● Work to complete
Write out the whole listing again, exactly as given.

● Information provided
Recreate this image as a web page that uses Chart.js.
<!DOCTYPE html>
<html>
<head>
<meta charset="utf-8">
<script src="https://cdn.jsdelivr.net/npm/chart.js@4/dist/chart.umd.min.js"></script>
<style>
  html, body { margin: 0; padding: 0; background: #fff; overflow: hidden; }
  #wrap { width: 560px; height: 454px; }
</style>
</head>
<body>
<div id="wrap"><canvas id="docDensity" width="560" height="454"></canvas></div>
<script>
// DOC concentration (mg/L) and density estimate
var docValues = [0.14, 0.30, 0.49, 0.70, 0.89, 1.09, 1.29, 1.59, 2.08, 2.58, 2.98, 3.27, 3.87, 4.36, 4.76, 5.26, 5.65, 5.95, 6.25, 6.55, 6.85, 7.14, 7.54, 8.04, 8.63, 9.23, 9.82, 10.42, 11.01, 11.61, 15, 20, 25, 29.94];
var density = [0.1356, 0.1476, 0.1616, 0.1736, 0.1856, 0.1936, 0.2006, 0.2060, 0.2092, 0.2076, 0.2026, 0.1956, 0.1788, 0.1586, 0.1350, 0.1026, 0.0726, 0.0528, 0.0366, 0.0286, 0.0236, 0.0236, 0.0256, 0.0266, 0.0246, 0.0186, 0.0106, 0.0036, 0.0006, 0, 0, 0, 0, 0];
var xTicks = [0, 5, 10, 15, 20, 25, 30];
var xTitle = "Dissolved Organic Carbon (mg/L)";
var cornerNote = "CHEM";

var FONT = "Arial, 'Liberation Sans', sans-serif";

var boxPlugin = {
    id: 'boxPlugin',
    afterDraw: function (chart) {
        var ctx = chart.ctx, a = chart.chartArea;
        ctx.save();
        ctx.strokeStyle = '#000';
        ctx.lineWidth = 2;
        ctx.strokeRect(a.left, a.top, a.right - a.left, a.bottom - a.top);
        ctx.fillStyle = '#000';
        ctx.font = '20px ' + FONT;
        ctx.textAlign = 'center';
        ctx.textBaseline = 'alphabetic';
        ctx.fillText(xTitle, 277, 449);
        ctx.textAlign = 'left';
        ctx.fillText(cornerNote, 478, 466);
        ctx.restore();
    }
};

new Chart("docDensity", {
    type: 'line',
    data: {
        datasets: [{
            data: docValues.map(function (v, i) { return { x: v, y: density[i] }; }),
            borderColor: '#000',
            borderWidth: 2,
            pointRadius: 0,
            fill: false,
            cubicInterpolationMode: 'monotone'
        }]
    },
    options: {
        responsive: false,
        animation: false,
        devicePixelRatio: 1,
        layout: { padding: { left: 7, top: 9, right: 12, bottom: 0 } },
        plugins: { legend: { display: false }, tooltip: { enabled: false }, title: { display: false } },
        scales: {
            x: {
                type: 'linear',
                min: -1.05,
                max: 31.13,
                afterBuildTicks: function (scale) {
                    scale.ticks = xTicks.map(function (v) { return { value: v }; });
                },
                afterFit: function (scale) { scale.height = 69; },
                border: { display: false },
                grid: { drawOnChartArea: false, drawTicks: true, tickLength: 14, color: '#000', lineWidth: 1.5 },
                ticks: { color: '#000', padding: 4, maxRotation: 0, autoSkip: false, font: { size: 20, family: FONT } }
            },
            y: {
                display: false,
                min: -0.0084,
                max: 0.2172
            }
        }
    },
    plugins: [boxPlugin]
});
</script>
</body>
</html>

● The response
Recreate this image as a web page that uses Chart.js.
<!DOCTYPE html>
<html>
<head>
<meta charset="utf-8">
<script src="https://cdn.jsdelivr.net/npm/chart.js@4/dist/chart.umd.min.js"></script>
<style>
  html, body { margin: 0; padding: 0; background: #fff; overflow: hidden; }
  #wrap { width: 560px; height: 454px; }
</style>
</head>
<body>
<div id="wrap"><canvas id="docDensity" width="560" height="454"></canvas></div>
<script>
// DOC concentration (mg/L) and density estimate
var docValues = [0.14, 0.30, 0.49, 0.70, 0.89, 1.09, 1.29, 1.59, 2.08, 2.58, 2.98, 3.27, 3.87, 4.36, 4.76, 5.26, 5.65, 5.95, 6.25, 6.55, 6.85, 7.14, 7.54, 8.04, 8.63, 9.23, 9.82, 10.42, 11.01, 11.61, 15, 20, 25, 29.94];
var density = [0.1356, 0.1476, 0.1616, 0.1736, 0.1856, 0.1936, 0.2006, 0.2060, 0.2092, 0.2076, 0.2026, 0.1956, 0.1788, 0.1586, 0.1350, 0.1026, 0.0726, 0.0528, 0.0366, 0.0286, 0.0236, 0.0236, 0.0256, 0.0266, 0.0246, 0.0186, 0.0106, 0.0036, 0.0006, 0, 0, 0, 0, 0];
var xTicks = [0, 5, 10, 15, 20, 25, 30];
var xTitle = "Dissolved Organic Carbon (mg/L)";
var cornerNote = "CHEM";

var FONT = "Arial, 'Liberation Sans', sans-serif";

var boxPlugin = {
    id: 'boxPlugin',
    afterDraw: function (chart) {
        var ctx = chart.ctx, a = chart.chartArea;
        ctx.save();
        ctx.strokeStyle = '#000';
        ctx.lineWidth = 2;
        ctx.strokeRect(a.left, a.top, a.right - a.left, a.bottom - a.top);
        ctx.fillStyle = '#000';
        ctx.font = '20px ' + FONT;
        ctx.textAlign = 'center';
        ctx.textBaseline = 'alphabetic';
        ctx.fillText(xTitle, 277, 449);
        ctx.textAlign = 'left';
        ctx.fillText(cornerNote, 478, 466);
        ctx.restore();
    }
};

new Chart("docDensity", {
    type: 'line',
    data: {
        datasets: [{
            data: docValues.map(function (v, i) { return { x: v, y: density[i] }; }),
            borderColor: '#000',
            borderWidth: 2,
            pointRadius: 0,
            fill: false,
            cubicInterpolationMode: 'monotone'
        }]
    },
    options: {
        responsive: false,
        animation: false,
        devicePixelRatio: 1,
        layout: { padding: { left: 7, top: 9, right: 12, bottom: 0 } },
        plugins: { legend: { display: false }, tooltip: { enabled: false }, title: { display: false } },
        scales: {
            x: {
                type: 'linear',
                min: -1.05,
                max: 31.13,
                afterBuildTicks: function (scale) {
                    scale.ticks = xTicks.map(function (v) { return { value: v }; });
                },
                afterFit: function (scale) { scale.height = 69; },
                border: { display: false },
                grid: { drawOnChartArea: false, drawTicks: true, tickLength: 14, color: '#000', lineWidth: 1.5 },
                ticks: { color: '#000', padding: 4, maxRotation: 0, autoSkip: false, font: { size: 20, family: FONT } }
            },
            y: {
                display: false,
                min: -0.0084,
                max: 0.2172
            }
        }
    },
    plugins: [boxPlugin]
});
</script>
</body>
</html>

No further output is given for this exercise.